Waving American flags and holding signs saying, "Welcoming Home Daddy," families gathered at the Groton Airport Sunday afternoon.
Mothers eagerly awaited the arrival of their children turned soldiers who were finally home safe after fighting overseas. Their return made Mother's Day even more special than it already is.
"It's even too much to think about," Cris Christensen, of Uncasville, said as she waited for her son, Rob. "Just waiting for the bus to pull in and see him get off. There are no words for it.

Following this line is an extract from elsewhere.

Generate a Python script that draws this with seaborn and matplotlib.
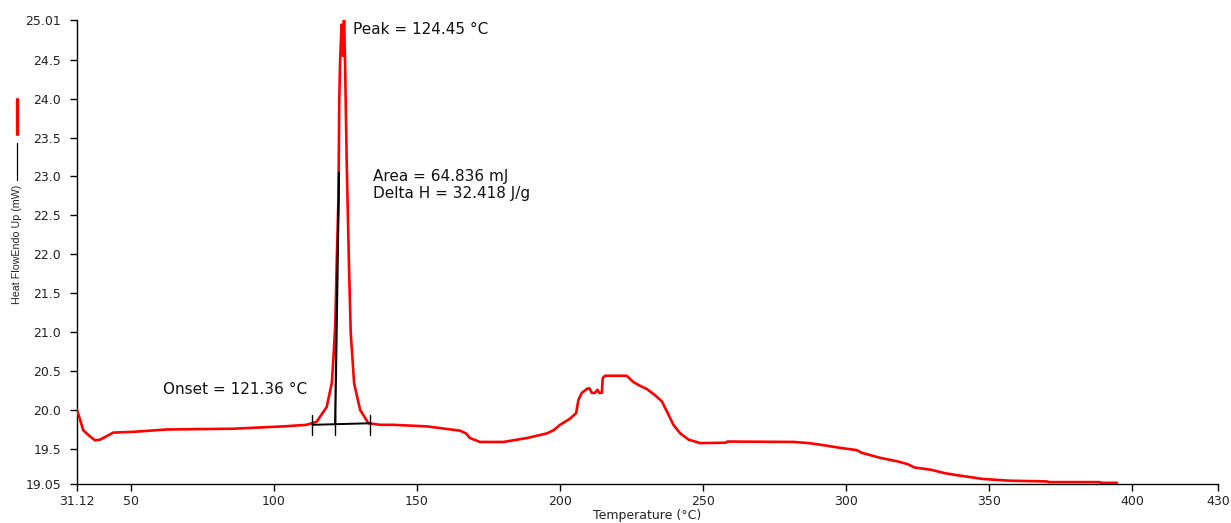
import matplotlib
matplotlib.use("Agg")
import matplotlib.pyplot as plt
from matplotlib.lines import Line2D
import seaborn as sns
import pandas as pd

# DSC heating scan: temperature (°C) and heat flow, endo up (mW)
temp_c = [
    31.12, 33.3, 35.7, 37.4, 39.2, 43.8, 50.8, 62.5, 85.8, 103.3, 111.4,
    114.9, 118.4, 120.2, 120.8, 121.4, 121.9, 122.5, 122.8, 123.1, 123.6,
    124.05, 124.45, 124.8, 125.4, 126.2, 126.8, 128.0, 130.1, 133.0, 137.1,
    141.7, 153.4, 165.0, 167.1, 168.5, 172.0, 180.2, 188.4, 195.4, 197.7,
    200.0, 203.5, 205.6, 206.4, 207.6, 209.3, 210.2, 211.1, 212.2, 213.0,
    213.7, 214.6, 214.9, 215.7, 223.3, 225.6, 228.0, 230.3, 233.2, 235.6,
    237.9, 239.6, 242.0, 244.9, 249.0, 257.9, 258.5, 281.6, 287.0, 291.8,
    297.7, 303.7, 305.5, 312.0, 318.0, 321.5, 323.9, 329.8, 334.6, 340.5,
    344.1, 347.7, 357.2, 370.2, 370.8, 388.7, 389.0, 394.7,
]
heat_flow_mw = [
    20.00, 19.74, 19.66, 19.61, 19.62, 19.71, 19.72, 19.75, 19.76, 19.79, 19.81,
    19.85, 20.04, 20.35, 20.70, 21.10, 21.90, 22.70, 23.99, 24.50, 24.95,
    24.55, 25.01, 24.50, 23.17, 21.84, 20.99, 20.34, 20.00, 19.83, 19.81,
    19.81, 19.79, 19.735, 19.70, 19.64, 19.59, 19.59, 19.64, 19.70, 19.74,
    19.81, 19.89, 19.96, 20.13, 20.22, 20.27, 20.28, 20.22, 20.22, 20.26,
    20.22, 20.22, 20.41, 20.44, 20.44, 20.36, 20.31, 20.27, 20.19, 20.11,
    19.94, 19.81, 19.70, 19.62, 19.575, 19.58, 19.595, 19.59, 19.575, 19.55,
    19.515, 19.485, 19.45, 19.385, 19.34, 19.305, 19.262, 19.232, 19.188, 19.153,
    19.135, 19.115, 19.092, 19.083, 19.074, 19.074, 19.065, 19.065,
]

# Peak analysis results
onset_c = 121.36
peak_c = 124.45
peak_mw = 25.01
area_mj = 64.836
delta_h = 32.418

# Integration baseline and onset tangent
baseline_t = [113.4, 133.7]
baseline_mw = [19.81, 19.83]
tangent_t = [onset_c, 122.7]
tangent_mw = [19.82, 23.05]

x_ticks = [31.12, 50, 100, 150, 200, 250, 300, 350, 400, 430]
x_labels = ["31.12", "50", "100", "150", "200", "250", "300", "350", "400", "430"]
y_ticks = [19.05, 19.5, 20.0, 20.5, 21.0, 21.5, 22.0, 22.5, 23.0, 23.5, 24.0, 24.5, 25.01]
y_labels = ["19.05", "19.5", "20.0", "20.5", "21.0", "21.5", "22.0", "22.5",
            "23.0", "23.5", "24.0", "24.5", "25.01"]

sns.set_theme(style="ticks")
plt.rcParams["font.family"] = ["DejaVu Sans"]

fig = plt.figure(figsize=(12.31, 5.23), dpi=100)
fig.patch.set_facecolor("white")
ax = fig.add_axes([0.0626, 0.0746, 0.9268, 0.8872])
ax.set_facecolor("white")

df = pd.DataFrame({"Temperature": temp_c, "HeatFlow": heat_flow_mw})
sns.lineplot(data=df, x="Temperature", y="HeatFlow", ax=ax, color="#ff0000",
             linewidth=1.9, sort=False, estimator=None, zorder=3)

# baseline with end and onset markers
ax.plot(baseline_t, baseline_mw, color="black", linewidth=1.4, zorder=4)
for t in [baseline_t[0], onset_c, baseline_t[1]]:
    ax.plot([t, t], [19.68, 19.94], color="black", linewidth=1.0, zorder=4)
ax.plot(tangent_t, tangent_mw, color="black", linewidth=1.6, zorder=4)
ax.plot([peak_c, peak_c], [24.75, peak_mw], color="black", linewidth=1.0, zorder=2)

text_kw = dict(fontsize=11, va="center", ha="left", color="#111111")
ax.text(127.7, 24.885, f"Peak = {peak_c:.2f} °C", **text_kw)
ax.text(134.7, 22.998, f"Area = {area_mj:.3f} mJ", **text_kw)
ax.text(134.7, 22.786, f"Delta H = {delta_h:.3f} J/g", **text_kw)
ax.text(61.3, 20.258, f"Onset = {onset_c:.2f} °C", **text_kw)

ax.set_xlim(31.12, 430)
ax.set_ylim(19.05, 25.01)
ax.set_xticks(x_ticks)
ax.set_xticklabels(x_labels)
ax.set_yticks(y_ticks)
ax.set_yticklabels(y_labels)
ax.tick_params(axis="both", direction="out", length=5, width=1.0,
               labelsize=9, colors="black", labelcolor="#222222")
ax.tick_params(axis="y", pad=6.5)
ax.tick_params(axis="x", pad=3)
for side in ["top", "right"]:
    ax.spines[side].set_visible(False)
for side in ["left", "bottom"]:
    ax.spines[side].set_color("black")
    ax.spines[side].set_linewidth(1.0)

ax.set_xlabel("Temperature (°C)", fontsize=9, color="#222222", labelpad=1)
ax.set_ylabel("")

# y-axis title with series keys
fig.text(0.0135, 0.5335, "Heat FlowEndo Up (mW)", rotation=90, ha="center",
         va="center", fontsize=7.7, family=["Liberation Sans", "DejaVu Sans"],
         color="#222222")
fig.add_artist(Line2D([0.0135, 0.0135], [0.656, 0.7266], color="black",
                      linewidth=0.9, transform=fig.transFigure))
fig.add_artist(Line2D([0.0135, 0.0135], [0.7438, 0.8107], color="#ff0000",
                      linewidth=2.4, transform=fig.transFigure))

fig.savefig("out.png", dpi=100, facecolor="white")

It's the best gift I could have."
Finally, the buses carrying the 150 soldiers from the 1109th Aviation Classification Repair Activity Depot pulled in.A son teared up as he looked for his father. Families held hands, with the anticipation written on their faces.
When the bus doors opened, the soldiers were first greeted by a mother, grandmother and Gov. M. Jodi Rell, who expressed her thanks for their service.

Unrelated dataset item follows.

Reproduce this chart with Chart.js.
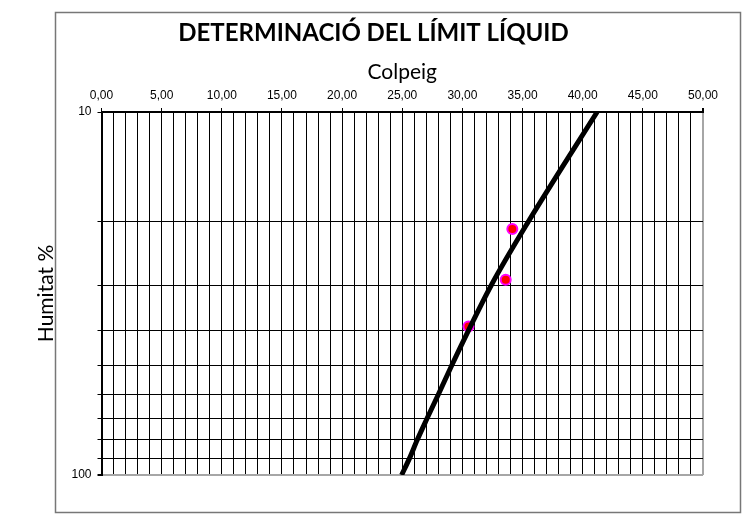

Then the time came to throw their arms around the soldiers, who have spent the past 10 months repairing helicopters in Iraq, Kuwait and Afghanistan. The unit provides aviation maintenance and logistics help to 14 Northeast states and Washington, D.C., and it supports Connecticut's fleet of Black Hawk helicopters.
For Rob Christensen, it meant finally holding his baby girl, McKenzie, again.
"I had a baby in December," Christensen said. "I only got to see her for six days, so coming home for my wife's first Mother's Day is pretty cool."
Now Christensen will get to hold his baby girl for a lot longer.
"I'm just glad to be home and happy everyone gets to see their families again," Christensen said.
Nearby, other families gripped their loved ones a lot tighter, grateful for their safe return.
Everyone in Christensen's unit is now home, but there are more than 350 soldiers and airmen from Connecticut still deployed.
More than 900 are expected to be deployed by the end of the year.